**STATED PROBLEM:**
In the following material, identify every line holding the string "this" and return it.

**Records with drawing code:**
============

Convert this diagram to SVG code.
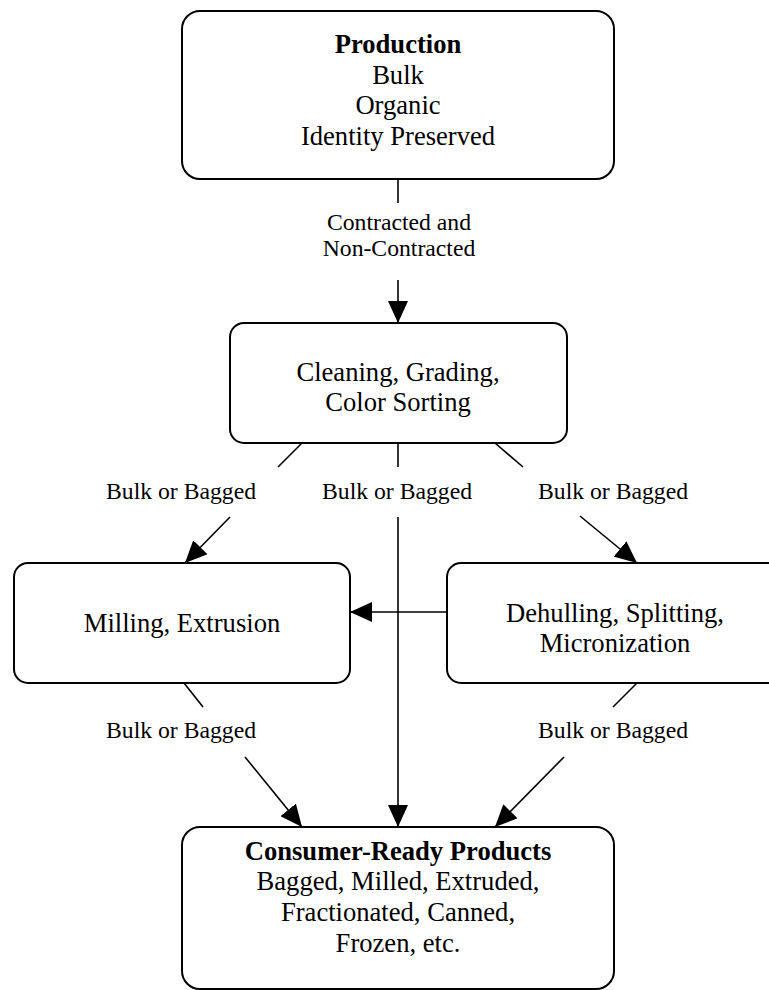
<svg xmlns="http://www.w3.org/2000/svg" width="769" height="990" viewBox="0 0 769 990">
<defs>
<style>
.box{fill:#fff;stroke:#000;stroke-width:2}
.ln{fill:none;stroke:#000;stroke-width:1.6}
.t{font-family:"Liberation Serif","Times New Roman",serif;font-size:26.6px;text-anchor:middle;fill:#000}
.b{font-weight:bold}
.l{font-family:"Liberation Serif","Times New Roman",serif;font-size:23.7px;text-anchor:middle;fill:#000}
</style>
<marker id="ah" viewBox="0 0 22 20" refX="22" refY="10" markerWidth="22" markerHeight="20" markerUnits="userSpaceOnUse" orient="auto">
<path d="M0,0 L22,10 L0,20 Z" fill="#000"/>
</marker>
</defs>
<rect width="769" height="990" fill="#fff"/>
<g id="connectors">
<line class="ln" x1="398" y1="179" x2="398" y2="203"/>
<line class="ln" x1="398" y1="280" x2="398" y2="323" marker-end="url(#ah)"/>
<line class="ln" x1="302" y1="443" x2="278" y2="467"/>
<line class="ln" x1="230" y1="517" x2="185" y2="563" marker-end="url(#ah)"/>
<line class="ln" x1="398" y1="443" x2="398" y2="467"/>
<line class="ln" x1="398" y1="517" x2="398" y2="827" marker-end="url(#ah)"/>
<line class="ln" x1="495" y1="443" x2="523" y2="467"/>
<line class="ln" x1="580" y1="516" x2="637" y2="563" marker-end="url(#ah)"/>
<line class="ln" x1="447" y1="612" x2="350" y2="612" marker-end="url(#ah)"/>
<line class="ln" x1="184" y1="683" x2="203" y2="707"/>
<line class="ln" x1="245" y1="757" x2="302" y2="827" marker-end="url(#ah)"/>
<line class="ln" x1="637" y1="683" x2="613" y2="707"/>
<line class="ln" x1="564" y1="757" x2="495" y2="827" marker-end="url(#ah)"/>
<text class="l" x="399" y="230">Contracted and</text>
<text class="l" x="399" y="256">Non-Contracted</text>
<text class="l" x="181" y="499">Bulk or Bagged</text>
<text class="l" x="397" y="499">Bulk or Bagged</text>
<text class="l" x="613" y="499">Bulk or Bagged</text>
<text class="l" x="181" y="738">Bulk or Bagged</text>
<text class="l" x="613" y="738">Bulk or Bagged</text>
</g>
<g id="production">
<rect class="box" x="182" y="11" width="432" height="168" rx="18"/>
<text class="t b" x="398" y="53">Production</text>
<text class="t" x="398" y="83.5">Bulk</text>
<text class="t" x="398" y="114">Organic</text>
<text class="t" x="398" y="144.5">Identity Preserved</text>
</g>
<g id="cleaning">
<rect class="box" x="230" y="323" width="337" height="120" rx="14"/>
<text class="t" x="398" y="381">Cleaning, Grading,</text>
<text class="t" x="398" y="411">Color Sorting</text>
</g>
<g id="milling">
<rect class="box" x="14" y="563" width="336" height="120" rx="14"/>
<text class="t" x="182" y="632">Milling, Extrusion</text>
</g>
<g id="dehulling">
<rect class="box" x="447" y="563" width="336" height="120" rx="14"/>
<text class="t" x="615" y="622">Dehulling, Splitting,</text>
<text class="t" x="615" y="652">Micronization</text>
</g>
<g id="consumer">
<rect class="box" x="182" y="827" width="432" height="162" rx="18"/>
<text class="t b" x="398" y="860">Consumer-Ready Products</text>
<text class="t" x="398" y="890">Bagged, Milled, Extruded,</text>
<text class="t" x="398" y="921">Fractionated, Canned,</text>
<text class="t" x="398" y="952">Frozen, etc.</text>
</g>
</svg>
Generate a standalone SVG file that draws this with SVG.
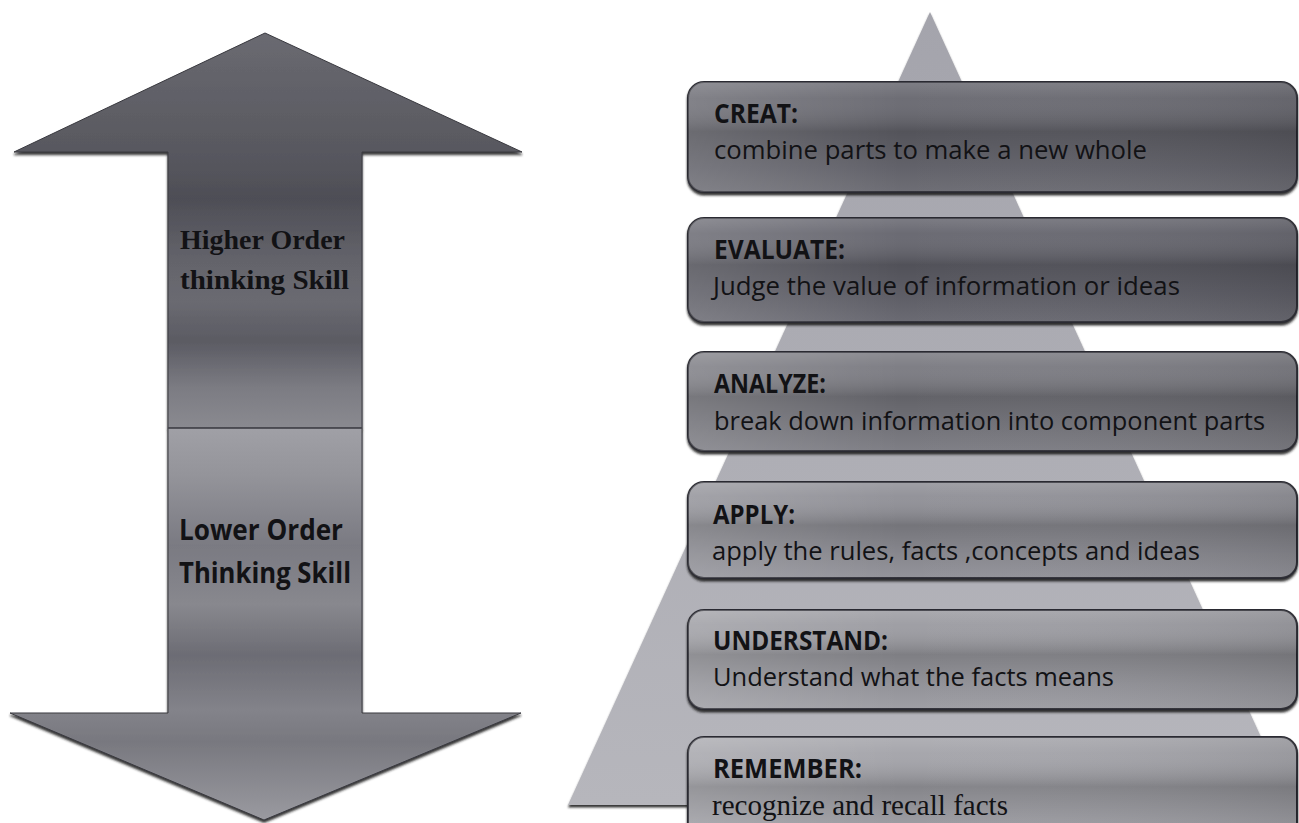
<svg xmlns="http://www.w3.org/2000/svg" width="1299" height="823" viewBox="0 0 1299 823">
<defs>
<style>
.sans{font-family:"Open Sans","Noto Sans","Liberation Sans",sans-serif;fill:#121215}
.title{font-size:26px;font-weight:bold}
.desc{font-size:26px}
.serif{font-family:"Liberation Serif","DejaVu Serif",serif;fill:#121215}
.arrowtxt{font-size:28px;font-weight:bold}
.box{stroke:#2c2c32;stroke-width:2}
.arrow{stroke:#3a3a40;stroke-width:1}
</style>
<linearGradient id="gUp" gradientUnits="userSpaceOnUse" x1="0" y1="33" x2="0" y2="428">
<stop offset="0" stop-color="#6a6a71"/>
<stop offset="0.3" stop-color="#58585f"/>
<stop offset="0.42" stop-color="#4e4e56"/>
<stop offset="0.58" stop-color="#64646b"/>
<stop offset="0.68" stop-color="#6a6a71"/>
<stop offset="0.78" stop-color="#5b5b63"/>
<stop offset="0.9" stop-color="#7c7c83"/>
<stop offset="1" stop-color="#8a8a90"/>
</linearGradient>
<linearGradient id="gDown" gradientUnits="userSpaceOnUse" x1="0" y1="428" x2="0" y2="820">
<stop offset="0" stop-color="#a0a0a6"/>
<stop offset="0.12" stop-color="#94949a"/>
<stop offset="0.3" stop-color="#7a7a82"/>
<stop offset="0.45" stop-color="#88888e"/>
<stop offset="0.58" stop-color="#6c6c74"/>
<stop offset="0.72" stop-color="#83838a"/>
<stop offset="0.8" stop-color="#78787f"/>
<stop offset="1" stop-color="#9a9aa0"/>
</linearGradient>
<linearGradient id="gPyr" x1="0" y1="0" x2="0" y2="1">
<stop offset="0" stop-color="#a4a4ac"/>
<stop offset="1" stop-color="#b6b6bc"/>
</linearGradient>
<linearGradient id="gShadeV" x1="0" y1="0" x2="0" y2="1">
<stop offset="0" stop-color="#ffffff" stop-opacity="0.16"/>
<stop offset="0.15" stop-color="#ffffff" stop-opacity="0.05"/>
<stop offset="0.45" stop-color="#000000" stop-opacity="0.18"/>
<stop offset="0.75" stop-color="#000000" stop-opacity="0.05"/>
<stop offset="1" stop-color="#ffffff" stop-opacity="0.05"/>
</linearGradient>
<linearGradient id="gShadeH" x1="0" y1="0" x2="1" y2="0">
<stop offset="0" stop-color="#ffffff" stop-opacity="0.14"/>
<stop offset="0.35" stop-color="#ffffff" stop-opacity="0"/>
<stop offset="1" stop-color="#000000" stop-opacity="0.08"/>
</linearGradient>
<filter id="shadow" x="-5%" y="-5%" width="110%" height="115%">
<feDropShadow dx="0" dy="2.5" stdDeviation="1" flood-color="#1a1a1e" flood-opacity="0.9"/>
</filter>
</defs>
<rect width="1299" height="823" fill="#ffffff"/>

<g id="arrow-up">
<path class="arrow" d="M265 33 L522 152 L362 152 L362 428 L168 428 L168 152 L14 152 Z" fill="url(#gUp)" filter="url(#shadow)"/>
<text class="serif arrowtxt" x="180" y="249" textLength="165" lengthAdjust="spacingAndGlyphs">Higher Order</text>
<text class="serif arrowtxt" x="180" y="289" textLength="169" lengthAdjust="spacingAndGlyphs">thinking Skill</text>
</g>
<g id="arrow-down">
<path class="arrow" d="M168 428 L362 428 L362 713 L521 713 L264 820 L10 713 L168 713 Z" fill="url(#gDown)" filter="url(#shadow)"/>
<line x1="168" y1="428" x2="362" y2="428" stroke="#4a4a50" stroke-width="1.5"/>
<text class="sans arrowtxt" x="179" y="540" textLength="164" lengthAdjust="spacingAndGlyphs">Lower Order</text>
<text class="sans arrowtxt" x="179" y="583" textLength="172" lengthAdjust="spacingAndGlyphs">Thinking Skill</text>
</g>

<g id="pyramid">
<polygon points="930,12 568,805 1292,805" fill="url(#gPyr)" filter="url(#shadow)"/>
</g>

<g id="connectors"></g>

<g id="create">
<rect class="box" x="688" y="82" width="609" height="110" rx="16" fill="#66666e" filter="url(#shadow)"/>
<rect x="688" y="82" width="609" height="110" rx="16" fill="url(#gShadeV)"/>
<rect x="688" y="82" width="609" height="110" rx="16" fill="url(#gShadeH)"/>
<text class="sans title" x="714" y="123" textLength="84" lengthAdjust="spacingAndGlyphs">CREAT:</text>
<text class="sans desc" x="714" y="159" textLength="433" lengthAdjust="spacingAndGlyphs">combine parts to make a new whole</text>
</g>

<g id="evaluate">
<rect class="box" x="688" y="218" width="609" height="104" rx="16" fill="#64646c" filter="url(#shadow)"/>
<rect x="688" y="218" width="609" height="104" rx="16" fill="url(#gShadeV)"/>
<rect x="688" y="218" width="609" height="104" rx="16" fill="url(#gShadeH)"/>
<text class="sans title" x="714" y="259" textLength="131" lengthAdjust="spacingAndGlyphs">EVALUATE:</text>
<text class="sans desc" x="713" y="295" textLength="467" lengthAdjust="spacingAndGlyphs">Judge the value of information or ideas</text>
</g>

<g id="analyze">
<rect class="box" x="688" y="352" width="609" height="99" rx="16" fill="#78787f" filter="url(#shadow)"/>
<rect x="688" y="352" width="609" height="99" rx="16" fill="url(#gShadeV)"/>
<rect x="688" y="352" width="609" height="99" rx="16" fill="url(#gShadeH)"/>
<text class="sans title" x="714" y="393" textLength="112" lengthAdjust="spacingAndGlyphs">ANALYZE:</text>
<text class="sans desc" x="714" y="430" textLength="551" lengthAdjust="spacingAndGlyphs">break down information into component parts</text>
</g>

<g id="apply">
<rect class="box" x="688" y="482" width="609" height="96" rx="16" fill="#8e8e95" filter="url(#shadow)"/>
<rect x="688" y="482" width="609" height="96" rx="16" fill="url(#gShadeV)"/>
<rect x="688" y="482" width="609" height="96" rx="16" fill="url(#gShadeH)"/>
<text class="sans title" x="713" y="524" textLength="82" lengthAdjust="spacingAndGlyphs">APPLY:</text>
<text class="sans desc" x="712" y="560" textLength="488" lengthAdjust="spacingAndGlyphs">apply the rules, facts ,concepts and ideas</text>
</g>

<g id="understand">
<rect class="box" x="688" y="610" width="609" height="99" rx="16" fill="#9a9aa0" filter="url(#shadow)"/>
<rect x="688" y="610" width="609" height="99" rx="16" fill="url(#gShadeV)"/>
<rect x="688" y="610" width="609" height="99" rx="16" fill="url(#gShadeH)"/>
<text class="sans title" x="713" y="650" textLength="175" lengthAdjust="spacingAndGlyphs">UNDERSTAND:</text>
<text class="sans desc" x="713" y="686" textLength="401" lengthAdjust="spacingAndGlyphs">Understand what the facts means</text>
</g>

<g id="remember">
<rect class="box" x="688" y="737" width="609" height="110" rx="16" fill="#a2a2a8" filter="url(#shadow)"/>
<rect x="688" y="737" width="609" height="110" rx="16" fill="url(#gShadeV)"/>
<rect x="688" y="737" width="609" height="110" rx="16" fill="url(#gShadeH)"/>
<text class="sans title" x="713" y="778" textLength="149" lengthAdjust="spacingAndGlyphs">REMEMBER:</text>
<text class="serif" x="712" y="815" font-size="29" textLength="296" lengthAdjust="spacingAndGlyphs">recognize and recall facts</text>
</g>
</svg>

============

**WORKED ANSWER:**
Convert this diagram to SVG code.
Generate a standalone SVG file that draws this with SVG.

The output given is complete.